Le bienheureux Marie-Eugène de l’Enfant-Jésus (1894-1967) est l’une des figures spirituelles du Carmel les plus importantes du XXe siècle. Surtout connu pour sa grande synthèse de théologie spirituelle, Je veux voir Dieu (1957), il a aussi été un auteur prolifique dont les contributions viennent d’être rassemblées en un ouvrage de référence : Écrits d’une vie (1925-1967).
S’il fallait choisir un point de doctrine spirituelle sur lequel l’enseignement du Père Marie-Eugène se distingue, je m’arrêterais volontiers à ce moment de bascule dont parle sainte Thérèse d’Avila : celui des quatrièmes demeures. De quoi s’agit-il ? De cette époque de notre vie spirituelle où, après avoir gardé la maîtrise de notre vie de prière et de notre pratique des vertus, la grâce commence à se faire « prédominante », selon l’expression consacrée du Père Marie-Eugène. La grâce devient le moteur premier de notre existence. Jusqu’à présent, elle était certes agissante mais d’une manière cachée. C’est par son influence secrète et puissante que nous faisions l’effort d’aller à la messe, de donner une place à la prière dans notre quotidien, d’être fidèles à notre devoir d’état et aux vertus chrétiennes. Mais nous ne nous en rendions pas compte. À partir d’un certain moment, celui que Dieu, dans sa Sagesse, estime le plus opportun, l’influence de l’Esprit Saint devient prépondérante. C’est Lui qui, par l’action de ses dons dans notre intelligence et dans notre volonté, commence à prendre les commandes de notre vie. « Jusqu’à présent le secours général a laissé à l’âme l’initiative, explique le Père Marie-Eugène. Dieu est resté dans la pénombre au second plan de l’activité spirituelle. Désormais le secours particulier va révéler la présence, affirmer la puissance conquérante de ce Dieu que sainte Thérèse nous a signalé dans les profondeurs du Château, soleil qui resplendit au centre du globe de cristal, fontaine jaillissante dont les eaux se répandent dans tous les appartements, Trinité sainte dont l’âme est le temple » (Je veux voir Dieu, p. 293).

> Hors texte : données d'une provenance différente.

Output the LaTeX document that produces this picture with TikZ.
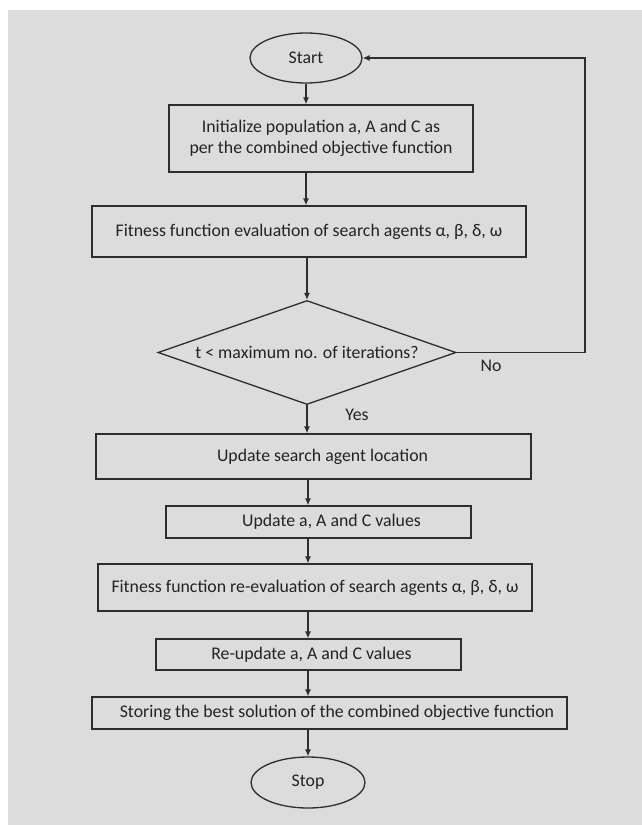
\documentclass[tikz,border=0pt]{standalone}
\usepackage{fontspec}
\setmainfont{Carlito}
\usetikzlibrary{shapes.geometric,arrows.meta}
\definecolor{bg}{RGB}{220,220,220}
\definecolor{ln}{RGB}{45,45,45}
\definecolor{tx}{RGB}{35,35,35}
\begin{document}
\begin{tikzpicture}[x=1pt,y=-1pt,
  every node/.style={font=\fontsize{17.8}{21.5}\selectfont, text=tx},
  box/.style={draw=ln, line width=1.3pt, fill=bg, rectangle, inner sep=0pt, align=center},
  term/.style={draw=ln, line width=1.3pt, fill=bg, ellipse, inner sep=0pt},
  decision/.style={draw=ln, line width=1.3pt, fill=bg, diamond, aspect=2.87, inner sep=0pt},
  lbl/.style={inner sep=0pt},
  arr/.style={draw=ln, line width=1.3pt, -{Latex[length=7pt,width=6pt]}},
  conn/.style={draw=ln, line width=1.3pt}]
\useasboundingbox (0,0) rectangle (642,825);
\fill[white] (0,0) rectangle (642,825);
\fill[bg] (8,10) rectangle (642,825);

\node[term, minimum width=112pt, minimum height=50pt] (start) at (306,58) {Start};
\node[box, minimum width=304pt, minimum height=67pt] (init) at (321,138.5)
  {Initialize population a, A and C as\\per the combined objective function};
\node[box, minimum width=434pt, minimum height=51pt] (fit1) at (309,231.5)
  {Fitness function evaluation of search agents α, β, δ, ω};
\node[decision, minimum width=298pt, minimum height=104pt] (dec) at (307,352.5)
  {t < maximum no. of iterations?};
\node[box, minimum width=435pt, minimum height=45pt] (ul) at (313.5,456.5)
  {\hspace*{18pt}Update search agent location};
\node[box, minimum width=305pt, minimum height=32pt] (ua) at (318.5,522)
  {\hspace*{26pt}Update a, A and C values};
\node[box, minimum width=434pt, minimum height=47pt] (fit2) at (315,587.5)
  {Fitness function re-evaluation of search agents α, β, δ, ω};
\node[box, minimum width=305pt, minimum height=31pt] (ru) at (308.5,654.5)
  {\hspace*{6pt}Re-update a, A and C values};
\node[box, minimum width=475pt, minimum height=32pt] (st) at (329.5,713)
  {\hspace*{15pt}Storing the best solution of the combined objective function};
\node[term, minimum width=114pt, minimum height=51pt] (stop) at (308,782.5) {Stop};

\node[lbl] (no) at (491,366) {No};
\node[lbl] (yes) at (357,415) {Yes};
\coordinate (loop) at (585,58);

\draw[arr] (start.south) -- (start.south |- init.north);
\draw[arr] (init.south -| start) -- (fit1.north -| start);
\draw[arr] (fit1.south -| dec) -- (dec.north);
\draw[arr] (dec.south) -- (dec.south |- ul.north);
\draw[arr] (ul.south -| stop) -- (ua.north -| stop);
\draw[arr] (ua.south -| stop) -- (fit2.north -| stop);
\draw[arr] (fit2.south -| stop) -- (ru.north -| stop);
\draw[arr] (ru.south -| stop) -- (st.north -| stop);
\draw[arr] (st.south -| stop) -- (stop.north);
\draw[arr] (dec.east) -| (loop) -- (start.east);
\end{tikzpicture}
\end{document}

La connaissance expérimentale de cette étape est capitale. Une fois franchie, l’âme devient plus souple entre les mains de Dieu, plus féconde pour la réalisation de son dessein, pour la vie de l’Église et de la société. Sa manière de prier et sa manière de vivre sont transformées.
Comment se dispose-t-on à cette étape où l’Esprit Saint prend les rênes de notre existence ? Le Père Marie-Eugène, à la suite de Thérèse d’Avila, préconise l’exercice de certaines vertus : « C’est par le don de soi indéterminé, l’humilité, le silence que l’âme exercera une pression quasi irrésistible sur la liberté divine, pour que celle-ci intervienne dans sa vie spirituelle par les dons du Saint-Esprit » (Écrits d’une vie, p. 1030). Mais s’il devait insister sur l’une des trois, je crois qu’à l’école de la petite Thérèse, il choisirait la dernière : l’humilité. Comme il le disait à propos de saint Joseph dans une synthèse toute carmélitaine : « L’humilité attire Dieu et les hommes, elle est l’étendard que doivent porter bien haut les contemplatifs ; elle vient à bout de tout ; elle est la maîtresse de tout ce qui est créé ; dominatrice du monde, elle rompt tous les filets et pièges du monde. C’est sous le manteau de l’humilité de Joseph que Jésus croissait à Nazareth en sagesse et en grâce ; abritons-nous sous ce même manteau pour qu’en nos âmes le Christ croisse jusqu’à la mesure de la plénitude de son âge parfait » (Écrits d’une vie, p. 112).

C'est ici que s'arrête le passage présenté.